Quote exactly the lines spanning from the top of the data below to the line that contains "700, 800, 900];", including both.

● ● ● ● ●

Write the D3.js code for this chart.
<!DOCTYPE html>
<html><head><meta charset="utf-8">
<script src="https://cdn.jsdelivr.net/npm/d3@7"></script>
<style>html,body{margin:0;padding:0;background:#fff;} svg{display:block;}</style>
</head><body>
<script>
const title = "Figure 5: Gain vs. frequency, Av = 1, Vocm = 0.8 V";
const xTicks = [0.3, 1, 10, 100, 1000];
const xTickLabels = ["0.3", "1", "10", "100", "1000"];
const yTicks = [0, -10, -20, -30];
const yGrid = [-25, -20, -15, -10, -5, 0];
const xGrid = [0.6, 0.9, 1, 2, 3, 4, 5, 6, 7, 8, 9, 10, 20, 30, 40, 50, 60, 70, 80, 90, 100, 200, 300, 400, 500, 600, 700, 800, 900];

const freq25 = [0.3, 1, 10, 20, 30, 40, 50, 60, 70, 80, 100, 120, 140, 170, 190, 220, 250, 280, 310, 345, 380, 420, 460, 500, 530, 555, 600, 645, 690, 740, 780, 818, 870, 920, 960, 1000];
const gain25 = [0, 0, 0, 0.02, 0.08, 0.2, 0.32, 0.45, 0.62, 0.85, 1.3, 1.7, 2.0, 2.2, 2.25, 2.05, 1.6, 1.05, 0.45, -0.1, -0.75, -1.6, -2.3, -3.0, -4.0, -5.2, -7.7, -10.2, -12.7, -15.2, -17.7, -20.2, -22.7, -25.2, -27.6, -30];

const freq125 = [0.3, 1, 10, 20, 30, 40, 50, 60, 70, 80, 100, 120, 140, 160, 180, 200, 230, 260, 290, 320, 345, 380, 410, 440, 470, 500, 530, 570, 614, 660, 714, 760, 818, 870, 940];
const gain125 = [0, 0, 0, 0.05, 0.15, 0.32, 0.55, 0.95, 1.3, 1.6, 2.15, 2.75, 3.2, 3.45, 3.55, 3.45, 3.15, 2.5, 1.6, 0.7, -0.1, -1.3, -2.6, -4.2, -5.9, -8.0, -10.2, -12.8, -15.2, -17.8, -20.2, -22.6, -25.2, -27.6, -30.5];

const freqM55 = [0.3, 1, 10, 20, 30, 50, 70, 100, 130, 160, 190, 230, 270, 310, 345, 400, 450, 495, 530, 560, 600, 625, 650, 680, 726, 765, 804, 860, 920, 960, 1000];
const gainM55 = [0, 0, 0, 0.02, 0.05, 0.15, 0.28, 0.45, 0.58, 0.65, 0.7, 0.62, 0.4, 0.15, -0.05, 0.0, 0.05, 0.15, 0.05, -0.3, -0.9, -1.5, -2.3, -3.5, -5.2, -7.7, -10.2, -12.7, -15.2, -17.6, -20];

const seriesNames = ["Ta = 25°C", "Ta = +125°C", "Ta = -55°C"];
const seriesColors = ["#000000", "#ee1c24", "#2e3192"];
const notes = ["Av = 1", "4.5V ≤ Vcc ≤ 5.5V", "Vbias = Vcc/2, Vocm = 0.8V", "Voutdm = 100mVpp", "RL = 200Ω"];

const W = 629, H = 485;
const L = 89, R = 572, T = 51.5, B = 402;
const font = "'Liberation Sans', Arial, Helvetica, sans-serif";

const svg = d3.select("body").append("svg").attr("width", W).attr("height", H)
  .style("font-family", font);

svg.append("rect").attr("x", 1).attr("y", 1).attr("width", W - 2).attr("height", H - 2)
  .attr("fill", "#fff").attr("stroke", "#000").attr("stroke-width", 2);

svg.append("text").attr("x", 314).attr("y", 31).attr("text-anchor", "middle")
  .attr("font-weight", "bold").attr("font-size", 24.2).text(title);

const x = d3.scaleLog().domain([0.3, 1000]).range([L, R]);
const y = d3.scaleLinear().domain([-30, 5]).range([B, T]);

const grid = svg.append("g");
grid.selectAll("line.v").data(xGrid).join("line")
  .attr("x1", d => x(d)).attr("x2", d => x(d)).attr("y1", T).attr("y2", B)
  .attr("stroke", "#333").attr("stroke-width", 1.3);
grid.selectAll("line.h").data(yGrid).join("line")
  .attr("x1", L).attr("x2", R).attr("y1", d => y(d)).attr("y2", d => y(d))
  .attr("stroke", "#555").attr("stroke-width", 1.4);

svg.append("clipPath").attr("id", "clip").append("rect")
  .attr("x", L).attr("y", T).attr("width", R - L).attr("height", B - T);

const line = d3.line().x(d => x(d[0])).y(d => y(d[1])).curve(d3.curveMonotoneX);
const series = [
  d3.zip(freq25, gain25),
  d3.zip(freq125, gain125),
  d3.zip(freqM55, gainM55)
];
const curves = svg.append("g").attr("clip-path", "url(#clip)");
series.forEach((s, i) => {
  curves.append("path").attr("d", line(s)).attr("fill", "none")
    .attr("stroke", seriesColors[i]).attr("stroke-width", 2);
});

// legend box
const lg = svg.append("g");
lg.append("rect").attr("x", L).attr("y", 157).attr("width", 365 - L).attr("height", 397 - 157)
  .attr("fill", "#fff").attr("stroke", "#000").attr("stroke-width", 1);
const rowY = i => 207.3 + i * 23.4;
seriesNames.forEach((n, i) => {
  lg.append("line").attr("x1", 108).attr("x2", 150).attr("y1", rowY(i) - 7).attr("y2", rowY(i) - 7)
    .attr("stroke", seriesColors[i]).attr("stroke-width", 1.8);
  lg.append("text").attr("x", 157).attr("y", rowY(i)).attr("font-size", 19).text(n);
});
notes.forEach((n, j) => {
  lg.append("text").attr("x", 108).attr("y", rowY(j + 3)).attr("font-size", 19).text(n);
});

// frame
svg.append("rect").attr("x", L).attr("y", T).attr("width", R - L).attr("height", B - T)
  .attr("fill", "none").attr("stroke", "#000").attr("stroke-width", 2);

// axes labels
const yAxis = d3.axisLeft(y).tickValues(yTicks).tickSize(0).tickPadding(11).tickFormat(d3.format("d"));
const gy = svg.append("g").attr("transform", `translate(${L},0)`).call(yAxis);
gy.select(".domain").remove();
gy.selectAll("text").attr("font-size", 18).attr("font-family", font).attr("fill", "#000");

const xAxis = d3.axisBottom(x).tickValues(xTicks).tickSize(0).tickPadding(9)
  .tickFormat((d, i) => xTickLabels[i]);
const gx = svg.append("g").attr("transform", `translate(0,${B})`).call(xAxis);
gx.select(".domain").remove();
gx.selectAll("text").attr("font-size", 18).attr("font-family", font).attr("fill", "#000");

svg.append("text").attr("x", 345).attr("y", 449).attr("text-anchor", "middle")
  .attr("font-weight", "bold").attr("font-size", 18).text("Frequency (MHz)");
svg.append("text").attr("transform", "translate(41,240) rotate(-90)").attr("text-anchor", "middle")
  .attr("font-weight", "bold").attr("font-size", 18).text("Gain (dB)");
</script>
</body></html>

● ● ● ● ●

## FINAL ANSWER
Write the D3.js code for this chart.
<!DOCTYPE html>
<html><head><meta charset="utf-8">
<script src="https://cdn.jsdelivr.net/npm/d3@7"></script>
<style>html,body{margin:0;padding:0;background:#fff;} svg{display:block;}</style>
</head><body>
<script>
const title = "Figure 5: Gain vs. frequency, Av = 1, Vocm = 0.8 V";
const xTicks = [0.3, 1, 10, 100, 1000];
const xTickLabels = ["0.3", "1", "10", "100", "1000"];
const yTicks = [0, -10, -20, -30];
const yGrid = [-25, -20, -15, -10, -5, 0];
const xGrid = [0.6, 0.9, 1, 2, 3, 4, 5, 6, 7, 8, 9, 10, 20, 30, 40, 50, 60, 70, 80, 90, 100, 200, 300, 400, 500, 600, 700, 800, 900];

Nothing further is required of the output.